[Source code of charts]

╭──

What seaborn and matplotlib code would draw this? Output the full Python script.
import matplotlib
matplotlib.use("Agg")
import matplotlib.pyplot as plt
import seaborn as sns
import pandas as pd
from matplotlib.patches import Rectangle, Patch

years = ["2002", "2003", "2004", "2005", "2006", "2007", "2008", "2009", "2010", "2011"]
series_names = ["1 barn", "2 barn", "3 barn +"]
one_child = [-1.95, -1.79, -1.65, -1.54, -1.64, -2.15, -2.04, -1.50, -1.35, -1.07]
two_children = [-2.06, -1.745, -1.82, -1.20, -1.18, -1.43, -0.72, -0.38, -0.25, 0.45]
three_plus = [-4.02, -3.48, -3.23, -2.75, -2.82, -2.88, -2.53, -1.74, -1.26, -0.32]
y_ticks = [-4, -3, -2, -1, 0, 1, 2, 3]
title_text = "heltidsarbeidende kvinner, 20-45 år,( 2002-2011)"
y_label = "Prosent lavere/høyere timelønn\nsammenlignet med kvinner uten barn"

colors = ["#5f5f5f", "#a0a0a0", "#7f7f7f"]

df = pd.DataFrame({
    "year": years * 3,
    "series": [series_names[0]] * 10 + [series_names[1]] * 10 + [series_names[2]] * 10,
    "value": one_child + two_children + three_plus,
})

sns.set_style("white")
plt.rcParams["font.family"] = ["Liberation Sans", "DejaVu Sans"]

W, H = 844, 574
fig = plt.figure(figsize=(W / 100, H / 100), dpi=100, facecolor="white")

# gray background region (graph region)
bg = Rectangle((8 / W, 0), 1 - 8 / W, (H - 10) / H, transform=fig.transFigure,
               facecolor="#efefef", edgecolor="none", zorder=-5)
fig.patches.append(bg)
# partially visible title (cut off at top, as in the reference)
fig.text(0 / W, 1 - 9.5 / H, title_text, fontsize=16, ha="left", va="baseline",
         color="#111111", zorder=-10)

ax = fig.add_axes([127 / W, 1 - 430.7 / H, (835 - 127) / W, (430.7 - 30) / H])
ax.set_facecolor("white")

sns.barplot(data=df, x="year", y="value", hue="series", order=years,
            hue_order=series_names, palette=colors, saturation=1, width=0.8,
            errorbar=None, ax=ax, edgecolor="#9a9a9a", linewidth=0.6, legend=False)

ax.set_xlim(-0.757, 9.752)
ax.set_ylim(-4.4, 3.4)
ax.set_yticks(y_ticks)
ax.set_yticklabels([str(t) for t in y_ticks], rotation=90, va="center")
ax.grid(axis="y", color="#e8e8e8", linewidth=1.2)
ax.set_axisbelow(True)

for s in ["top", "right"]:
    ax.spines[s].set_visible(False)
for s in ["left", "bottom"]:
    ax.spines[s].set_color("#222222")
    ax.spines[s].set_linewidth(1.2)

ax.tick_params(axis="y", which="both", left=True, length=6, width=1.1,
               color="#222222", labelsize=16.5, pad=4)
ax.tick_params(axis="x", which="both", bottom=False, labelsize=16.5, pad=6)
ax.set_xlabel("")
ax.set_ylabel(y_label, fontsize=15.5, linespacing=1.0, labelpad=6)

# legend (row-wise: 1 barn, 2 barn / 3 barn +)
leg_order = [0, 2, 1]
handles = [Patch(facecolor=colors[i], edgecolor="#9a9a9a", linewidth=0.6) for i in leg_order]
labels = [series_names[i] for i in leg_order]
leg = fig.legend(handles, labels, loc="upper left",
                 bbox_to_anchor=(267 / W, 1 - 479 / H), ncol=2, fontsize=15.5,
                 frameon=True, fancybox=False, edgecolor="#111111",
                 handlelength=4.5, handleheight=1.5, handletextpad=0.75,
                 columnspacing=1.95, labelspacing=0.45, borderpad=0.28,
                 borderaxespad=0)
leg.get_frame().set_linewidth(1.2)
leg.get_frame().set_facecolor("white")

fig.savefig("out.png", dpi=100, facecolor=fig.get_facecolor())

╰──
╭──

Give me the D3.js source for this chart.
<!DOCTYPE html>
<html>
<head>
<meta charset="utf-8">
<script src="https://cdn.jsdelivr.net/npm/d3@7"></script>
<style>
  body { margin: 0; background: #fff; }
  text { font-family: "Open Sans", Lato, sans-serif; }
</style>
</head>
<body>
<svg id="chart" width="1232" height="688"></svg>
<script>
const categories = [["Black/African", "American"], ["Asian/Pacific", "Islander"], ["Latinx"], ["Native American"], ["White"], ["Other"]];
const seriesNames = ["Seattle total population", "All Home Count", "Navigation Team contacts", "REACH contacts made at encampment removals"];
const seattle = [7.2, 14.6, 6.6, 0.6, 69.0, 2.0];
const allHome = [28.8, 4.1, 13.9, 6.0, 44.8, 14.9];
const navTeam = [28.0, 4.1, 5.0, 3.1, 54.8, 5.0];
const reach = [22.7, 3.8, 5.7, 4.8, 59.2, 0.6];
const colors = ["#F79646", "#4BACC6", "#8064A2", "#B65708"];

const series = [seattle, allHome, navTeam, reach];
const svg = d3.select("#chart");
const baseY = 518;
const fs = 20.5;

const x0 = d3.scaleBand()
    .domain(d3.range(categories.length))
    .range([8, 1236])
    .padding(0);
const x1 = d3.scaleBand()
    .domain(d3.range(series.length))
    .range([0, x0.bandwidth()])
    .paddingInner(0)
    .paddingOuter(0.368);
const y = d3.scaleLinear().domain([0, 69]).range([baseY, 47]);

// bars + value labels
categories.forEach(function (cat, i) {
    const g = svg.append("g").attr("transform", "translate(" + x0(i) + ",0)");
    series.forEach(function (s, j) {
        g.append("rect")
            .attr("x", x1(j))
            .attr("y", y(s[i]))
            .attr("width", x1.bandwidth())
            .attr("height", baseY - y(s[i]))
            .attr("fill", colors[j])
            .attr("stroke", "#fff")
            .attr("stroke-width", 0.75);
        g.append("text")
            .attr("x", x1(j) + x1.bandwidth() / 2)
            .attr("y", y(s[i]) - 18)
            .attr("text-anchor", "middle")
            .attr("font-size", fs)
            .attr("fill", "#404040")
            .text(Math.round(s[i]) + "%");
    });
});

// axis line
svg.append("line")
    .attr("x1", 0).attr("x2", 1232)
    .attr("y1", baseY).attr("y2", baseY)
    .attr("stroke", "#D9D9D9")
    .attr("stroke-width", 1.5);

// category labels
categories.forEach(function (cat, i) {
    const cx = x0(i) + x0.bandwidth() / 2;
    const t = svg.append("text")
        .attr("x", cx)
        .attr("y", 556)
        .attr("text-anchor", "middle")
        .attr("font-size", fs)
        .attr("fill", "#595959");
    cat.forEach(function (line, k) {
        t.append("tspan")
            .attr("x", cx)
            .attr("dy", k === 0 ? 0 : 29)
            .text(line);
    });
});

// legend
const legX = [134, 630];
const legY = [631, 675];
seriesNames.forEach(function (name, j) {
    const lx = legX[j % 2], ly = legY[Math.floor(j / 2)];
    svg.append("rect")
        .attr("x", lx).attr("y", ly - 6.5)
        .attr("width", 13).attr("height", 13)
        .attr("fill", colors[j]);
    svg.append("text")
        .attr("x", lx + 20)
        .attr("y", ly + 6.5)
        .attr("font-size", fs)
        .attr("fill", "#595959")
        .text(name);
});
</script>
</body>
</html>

╰──

### Exercise goal:
Establish how many lines of the records contain the string "seaborn" and state that number without elaboration.

### Response for this exercise:
2